Mir Books – Books from the Soviet Era

(mirtitles.org)

26 points | by clmul 3 days ago ago

6 comments

  • arjie an hour ago

    I loved these old books. I think I had the Seven Clam Sisters or something like it. My parents managed to rescue and bring to the US two childhood stories I really enjoyed: The Long Haired Maiden, and Shihan and the Snail[0].

    These old folk tales are really entertaining. Often there’s no real moral or anything. It’s just a story. And to this day I really like these stories that are just “this happened and that person did that” and so on which don’t have to say “And the message is X”.

    Unrelatedly, my wife jokes that I ended up marrying a Taiwanese woman because my childhood was spent reading folk tales about Chinese women.

    0: both these are somewhere on archive.org e.g. https://archive.org/details/thelonghairedmaiden

  • HelloUsername 20 minutes ago
  • asxndu an hour ago

    Quick question.

    What do soviets make great researchers? I noticed this pattern in ml, math & physics research.

    Is it that they have better quality books?

    • physicsguy 43 minutes ago

      They had a thing of encouraging talent and putting it in special schools to develop it.
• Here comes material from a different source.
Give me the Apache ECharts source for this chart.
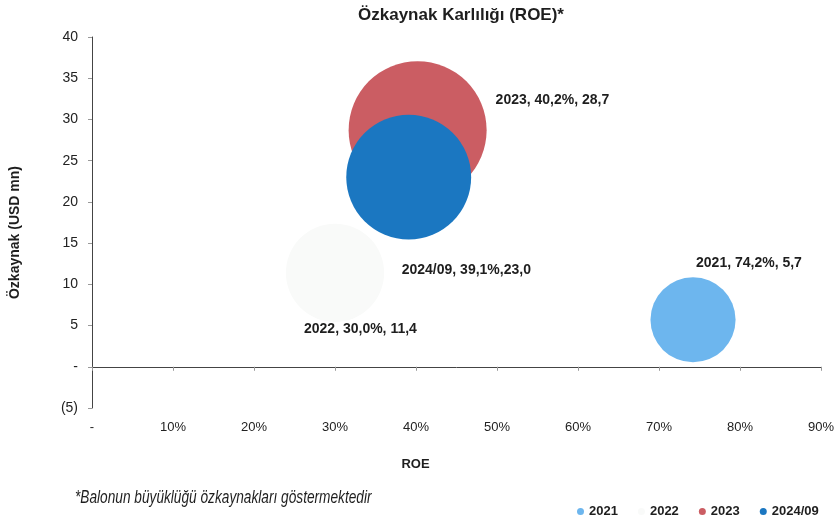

Then Maths reading groups etc.

    • ricardobayes 11 minutes ago
    • vrganj 26 minutes ago

      I think part of it is that unlike in the US, access to education wasn't paywalled.

      Higher education in the US, with the exception of scholarships here and there, requires you to come from a wealthy background to afford the best schools.

      In other words, it's more about perpetuating class privilege than it is about developing the best and brightest of a generation. If you're a genius with poor parents, you have to really hope to get lucky enough to get a scholarship.

      In socialist societies, despite the claims often leveled against them, things were more meritocratic. If you're a genius with poor parents, you got access to the best education as that's what's optimal for society.